-- Task to carry out --
Exactly as written, write out the lines below from the first to the one containing "0.19, 0.08, 0.03, 0.01, 0.0]", inclusive. Pictures do not belong in the copy.

-- Source excerpt --

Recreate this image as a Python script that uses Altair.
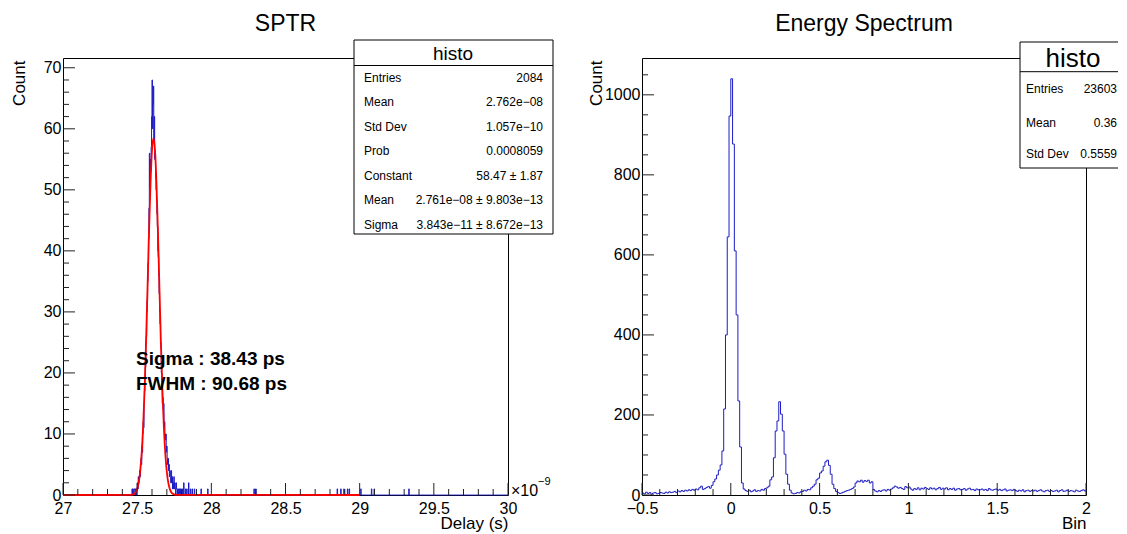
import altair as alt
import pandas as pd

FONT = "Liberation Sans"
HIST_BLUE = "#1c1cc4"
FIT_RED = "#ff0000"
INK = "#000000"

# ---------------- SPTR (left panel) data ----------------
sptr_range = [27.0, 30.0]          # x10^-9 s
sptr_bin_width = 0.003
sptr_peak_first_bin = 27.465
sptr_peak_counts = [
    1, 0, 1, 0, 0, 1, 1, 0, 1, 0,          # 27.465 ...
    1, 1, 2, 1, 3, 2, 3, 4, 3, 5,          # 27.495 ...
    6, 5, 8, 7, 10, 12, 11, 15, 17, 19,    # 27.525 ...
    21, 25, 26, 30, 32, 35, 38, 42, 47, 56, # 27.555 ...
    50, 55, 53, 57, 62, 68, 60, 64, 67, 58, # 27.585 ...
    62, 55, 56, 52, 50, 48, 46, 44, 40, 39, # 27.615 ...
    36, 33, 30, 28, 25, 24, 20, 18, 15, 16, # 27.645 ...
    14, 15, 11, 12, 10, 9, 10, 7, 8, 6,     # 27.675 ...
    5, 6, 4, 5, 3, 4, 3, 2, 4, 2,           # 27.705 ...
    3, 1, 2, 1, 3, 1, 2, 1, 0, 2,           # 27.735 ...
    1, 1, 0, 1, 0, 1, 1, 0, 1, 0, 1,        # 27.765 ...
]
sptr_tail_x = [27.804, 27.813, 27.825, 27.834, 27.846, 27.858, 27.870, 27.885,
               27.930, 27.975, 28.287, 28.299, 28.848, 28.872, 28.893, 28.917,
               28.929, 29.007, 29.079, 29.097, 29.331]
sptr_tail_counts = [1, 2, 1, 1, 2, 1, 1, 1, 1, 1, 1, 1, 1, 1, 1, 1, 1, 1, 1, 1, 1]

# Gaussian fit curve (red)
fit_x = [27.00, 27.45, 27.46, 27.47, 27.48, 27.49, 27.50, 27.51, 27.52, 27.53,
         27.54, 27.55, 27.56, 27.57, 27.58, 27.59, 27.60, 27.61, 27.62, 27.63,
         27.64, 27.65, 27.66, 27.67, 27.68, 27.69, 27.70, 27.71, 27.72, 27.73,
         27.74, 27.75, 27.76, 27.77, 29.00]
fit_y = [0.0, 0.01, 0.03, 0.08, 0.19, 0.45, 0.97, 1.98, 3.77, 6.70,
         11.13, 17.28, 25.08, 34.02, 43.12, 51.07, 56.52, 58.47, 56.52, 51.07,
         43.12, 34.02, 25.08, 17.28, 11.13, 6.70, 3.77, 1.98, 0.97, 0.45,
         0.19, 0.08, 0.03, 0.01, 0.0]

# ---------------- Energy spectrum (right panel) data ----------------
spec_range = [-0.5, 2.0]
spec_bin_width = 0.01
spec_counts = [
    5, 3, 7, 4, 6, 2, 5, 6, 3, 4,              # -0.50
    6, 5, 4, 7, 5, 8, 6, 7, 9, 6,              # -0.40
    10, 8, 11, 9, 12, 10, 13, 11, 14, 12,      # -0.30
    15, 13, 18, 22, 14, 16, 19, 21, 17, 24,    # -0.20
    33, 40, 50, 62, 75, 110, 215, 400, 645, 947,  # -0.10
    1040, 877, 610, 450, 235, 120, 30, 15, 11, 9, # 0.00
    12, 8, 10, 13, 9, 11, 10, 14, 12, 16,      # 0.10
    18, 22, 38, 45, 93, 160, 185, 233, 202, 160,  # 0.20
    102, 52, 27, 12, 5, 3, 4, 6, 5, 8,         # 0.30
    9, 12, 10, 14, 13, 18, 22, 27, 38, 42,     # 0.40
    55, 60, 72, 83, 87, 74, 52, 27, 16, 9,     # 0.50
    6, 4, 5, 7, 9, 11, 12, 14, 16, 20,         # 0.60
    30, 35, 33, 37, 32, 36, 34, 37, 30, 33,    # 0.70
    14, 10, 8, 11, 9, 12, 13, 10, 14, 12,      # 0.80
    15, 18, 22, 20, 17, 19, 16, 14, 21, 18,    # 0.90
    20, 15, 12, 16, 14, 18, 13, 17, 15, 19,    # 1.00
    16, 14, 18, 15, 17, 13, 16, 19, 14, 17,    # 1.10
    15, 18, 13, 16, 14, 17, 12, 15, 16, 13,    # 1.20
    14, 16, 12, 15, 17, 13, 14, 11, 15, 13,    # 1.30
    13, 15, 12, 14, 11, 16, 13, 12, 14, 15,    # 1.40
    12, 14, 11, 13, 15, 10, 12, 13, 11, 14,    # 1.50
    11, 9, 12, 10, 13, 8, 11, 12, 9, 11,       # 1.60
    10, 12, 9, 11, 13, 10, 8, 11, 12, 9,       # 1.70
    11, 9, 10, 12, 8, 11, 13, 9, 10, 12,       # 1.80
    9, 11, 10, 8, 12, 10, 9, 11, 13, 10,       # 1.90
]

# ---------------- axis ticks / labels ----------------
left_x_major = [27, 27.5, 28, 28.5, 29, 29.5, 30]
left_x_minor = [round(27 + 0.1 * i, 2) for i in range(31) if i % 5 != 0]
left_y_major = [0, 10, 20, 30, 40, 50, 60, 70]
left_y_minor = [v for v in range(0, 71, 2) if v % 10 != 0]
right_x_major = [-0.5, 0, 0.5, 1, 1.5, 2]
right_x_minor = [round(-0.5 + 0.1 * i, 2) for i in range(26) if i % 5 != 0]
right_y_major = [0, 200, 400, 600, 800, 1000]
right_y_minor = [v for v in range(0, 1051, 50) if v % 200 != 0]

left_stats_labels = ["Entries", "Mean", "Std Dev", "Prob", "Constant", "Mean", "Sigma"]
left_stats_values = ["2084", "2.762e\u221208", "1.057e\u221210", "0.0008059",
                     "58.47 \u00b1 1.87", "2.761e\u221208 \u00b1 9.803e\u221213",
                     "3.843e\u221211 \u00b1 8.672e\u221213"]
right_stats_labels = ["Entries", "Mean", "Std Dev"]
right_stats_values = ["23603", "0.36", "0.5559"]
annot_lines = ["Sigma : 38.43 ps", "FWHM : 90.68 ps"]

# ---------------- build tables ----------------
n_l = int(round((sptr_range[1] - sptr_range[0]) / sptr_bin_width))
cnt_l = [0] * n_l
i0 = int(round((sptr_peak_first_bin - sptr_range[0]) / sptr_bin_width))
for k, c in enumerate(sptr_peak_counts):
    cnt_l[i0 + k] = c
for xv, c in zip(sptr_tail_x, sptr_tail_counts):
    cnt_l[int((xv - sptr_range[0]) / sptr_bin_width + 1e-9)] += c
hist_l = pd.DataFrame({
    "x": [sptr_range[0] + i * sptr_bin_width for i in range(n_l)] + [sptr_range[1]],
    "y": cnt_l + [cnt_l[-1]],
})
fit_df = pd.DataFrame({"x": fit_x, "y": fit_y})

n_r = len(spec_counts)
hist_r = pd.DataFrame({
    "x": [spec_range[0] + i * spec_bin_width for i in range(n_r)] + [spec_range[1]],
    "y": spec_counts + [spec_counts[-1]],
})

one = pd.DataFrame({"k": [0]})

PW_L, PW_R, PH = 445, 444, 437


def x_axis(values, title, w):
    return alt.Axis(values=values, format="~g", ticks=False, tickSize=0, domain=False,
                    grid=False, labelFont=FONT, labelFontSize=16, labelColor=INK,
                    labelPadding=5, labelFlush=False, labelOverlap=False,
                    title=title, titleFont=FONT, titleFontSize=17, titleFontWeight="normal",
                    titleColor=INK, titleX=w, titleY=28, titleAlign="right",
                    titleBaseline="middle")


def y_axis(values, tx):
    return alt.Axis(values=values, format="d", ticks=False, tickSize=0, domain=False,
                    grid=False, labelFont=FONT, labelFontSize=16, labelColor=INK,
                    labelPadding=2, labelFlush=False, labelOverlap=False,
                    title="Count", titleFont=FONT, titleFontSize=17, titleFontWeight="normal",
                    titleColor=INK, titleX=tx, titleY=2, titleAngle=270,
                    titleAlign="right", titleBaseline="middle")


def txt(s, x, y, size, align="left", weight="normal", baseline="middle"):
    return alt.Chart(one).mark_text(font=FONT, fontSize=size, align=align, baseline=baseline,
                                    fontWeight=weight, color=INK).encode(
        x=alt.value(x), y=alt.value(y), text=alt.value(s))


def tick_layers(xenc_field, yenc_field, xmaj, xmin, ymaj, ymin):
    layers = []
    for vals, ln in ((xmaj, 12), (xmin, 6)):
        layers.append(alt.Chart(pd.DataFrame({"x": vals})).mark_rule(color="#222", strokeWidth=1)
                      .encode(x=xenc_field, y=alt.value(PH), y2=alt.value(PH - ln)))
    for vals, ln in ((ymaj, 12), (ymin, 6)):
        layers.append(alt.Chart(pd.DataFrame({"y": vals})).mark_rule(color="#222", strokeWidth=1)
                      .encode(y=yenc_field, x=alt.value(0), x2=alt.value(ln)))
    return layers


# ---------------- left panel ----------------
xL = alt.X("x:Q", scale=alt.Scale(domain=sptr_range, nice=False, zero=False),
           axis=x_axis(left_x_major, "Delay (s)", PW_L))
yL = alt.Y("y:Q", scale=alt.Scale(domain=[0, 71.6], nice=False, zero=False),
           axis=y_axis(left_y_major, -44))

left_layers = [
    alt.Chart(one).mark_rect(opacity=0).encode(
        x=alt.value(-54), x2=alt.value(-53), y=alt.value(-49), y2=alt.value(-48)),
    alt.Chart(hist_l).mark_line(interpolate="step-after", color=HIST_BLUE, strokeWidth=1)
    .encode(x=xL, y=yL),
    alt.Chart(fit_df).mark_line(interpolate="monotone", color=FIT_RED, strokeWidth=1.8)
    .encode(x=xL, y=yL),
]
left_layers += tick_layers(xL, yL, left_x_major, left_x_minor, left_y_major, left_y_minor)
left_layers += [
    alt.Chart(one).mark_rect(fill="white", stroke=INK, strokeWidth=1).encode(
        x=alt.value(291), x2=alt.value(490), y=alt.value(-18), y2=alt.value(176)),
    alt.Chart(one).mark_rule(color=INK, strokeWidth=1).encode(
        x=alt.value(291), x2=alt.value(490), y=alt.value(7.5)),
    txt("histo", 390, -4.5, 19, align="center"),
]
for i, (lab, val) in enumerate(zip(left_stats_labels, left_stats_values)):
    yy = 19.7 + i * 24.55
    left_layers.append(txt(lab, 301, yy, 12))
    left_layers.append(txt(val, 480, yy, 12, align="right"))
for i, s in enumerate(annot_lines):
    left_layers.append(txt(s, 73, 301 + i * 25, 19, weight="bold"))
left_layers += [
    txt("\u00d710", 448, 433, 16),
    txt("\u22129", 475, 424, 11),
    txt("SPTR", PW_L / 2, -27, 23, align="center", baseline="alphabetic"),
]
left = alt.layer(*left_layers).properties(width=PW_L, height=PH)

# ---------------- right panel ----------------
xR = alt.X("x:Q", scale=alt.Scale(domain=spec_range, nice=False, zero=False),
           axis=x_axis(right_x_major, "Bin", PW_R))
yR = alt.Y("y:Q", scale=alt.Scale(domain=[0, 1092], nice=False, zero=False),
           axis=y_axis(right_y_major, -46))

BOX_R = 476   # right box right edge (page edge)
right_layers = [
    alt.Chart(hist_r).mark_line(interpolate="step-after", color=HIST_BLUE, strokeWidth=1)
    .encode(x=xR, y=yR),
]
right_layers += tick_layers(xR, yR, right_x_major, right_x_minor, right_y_major, right_y_minor)
right_layers += [
    alt.Chart(one).mark_rect(fill="white").encode(
        x=alt.value(378), x2=alt.value(BOX_R), y=alt.value(-16), y2=alt.value(110)),
    alt.Chart(one).mark_rule(color=INK, strokeWidth=1).encode(
        x=alt.value(378), x2=alt.value(BOX_R), y=alt.value(-16)),
    alt.Chart(one).mark_rule(color=INK, strokeWidth=1).encode(
        x=alt.value(378), x2=alt.value(BOX_R), y=alt.value(110)),
    alt.Chart(one).mark_rule(color=INK, strokeWidth=1).encode(
        x=alt.value(378), x2=alt.value(BOX_R), y=alt.value(13.7)),
    alt.Chart(one).mark_rule(color=INK, strokeWidth=1).encode(
        x=alt.value(378), y=alt.value(-16), y2=alt.value(110)),
    txt("histo", 431, 0.5, 26, align="center"),
]
for i, (lab, val) in enumerate(zip(right_stats_labels, right_stats_values)):
    yy = [31.3, 65.3, 96.3][i]
    right_layers.append(txt(lab, 384, yy, 12))
    right_layers.append(txt(val, BOX_R - 1, yy, 12, align="right"))
right_layers.append(txt("Energy Spectrum", PW_R / 2, -27, 23, align="center", baseline="alphabetic"))
right = alt.layer(*right_layers).properties(width=PW_R, height=PH)

chart = (
    alt.hconcat(left, right, spacing=134, bounds="flush")
    .properties(padding=0, background="white")
    .configure_view(stroke=INK, strokeWidth=1)
)

chart.save("out.html", embed_options={"renderer": "svg", "actions": False})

-- Exercise result --
Recreate this image as a Python script that uses Altair.
import altair as alt
import pandas as pd

FONT = "Liberation Sans"
HIST_BLUE = "#1c1cc4"
FIT_RED = "#ff0000"
INK = "#000000"

# ---------------- SPTR (left panel) data ----------------
sptr_range = [27.0, 30.0]          # x10^-9 s
sptr_bin_width = 0.003
sptr_peak_first_bin = 27.465
sptr_peak_counts = [
    1, 0, 1, 0, 0, 1, 1, 0, 1, 0,          # 27.465 ...
    1, 1, 2, 1, 3, 2, 3, 4, 3, 5,          # 27.495 ...
    6, 5, 8, 7, 10, 12, 11, 15, 17, 19,    # 27.525 ...
    21, 25, 26, 30, 32, 35, 38, 42, 47, 56, # 27.555 ...
    50, 55, 53, 57, 62, 68, 60, 64, 67, 58, # 27.585 ...
    62, 55, 56, 52, 50, 48, 46, 44, 40, 39, # 27.615 ...
    36, 33, 30, 28, 25, 24, 20, 18, 15, 16, # 27.645 ...
    14, 15, 11, 12, 10, 9, 10, 7, 8, 6,     # 27.675 ...
    5, 6, 4, 5, 3, 4, 3, 2, 4, 2,           # 27.705 ...
    3, 1, 2, 1, 3, 1, 2, 1, 0, 2,           # 27.735 ...
    1, 1, 0, 1, 0, 1, 1, 0, 1, 0, 1,        # 27.765 ...
]
sptr_tail_x = [27.804, 27.813, 27.825, 27.834, 27.846, 27.858, 27.870, 27.885,
               27.930, 27.975, 28.287, 28.299, 28.848, 28.872, 28.893, 28.917,
               28.929, 29.007, 29.079, 29.097, 29.331]
sptr_tail_counts = [1, 2, 1, 1, 2, 1, 1, 1, 1, 1, 1, 1, 1, 1, 1, 1, 1, 1, 1, 1, 1]

# Gaussian fit curve (red)
fit_x = [27.00, 27.45, 27.46, 27.47, 27.48, 27.49, 27.50, 27.51, 27.52, 27.53,
         27.54, 27.55, 27.56, 27.57, 27.58, 27.59, 27.60, 27.61, 27.62, 27.63,
         27.64, 27.65, 27.66, 27.67, 27.68, 27.69, 27.70, 27.71, 27.72, 27.73,
         27.74, 27.75, 27.76, 27.77, 29.00]
fit_y = [0.0, 0.01, 0.03, 0.08, 0.19, 0.45, 0.97, 1.98, 3.77, 6.70,
         11.13, 17.28, 25.08, 34.02, 43.12, 51.07, 56.52, 58.47, 56.52, 51.07,
         43.12, 34.02, 25.08, 17.28, 11.13, 6.70, 3.77, 1.98, 0.97, 0.45,
         0.19, 0.08, 0.03, 0.01, 0.0]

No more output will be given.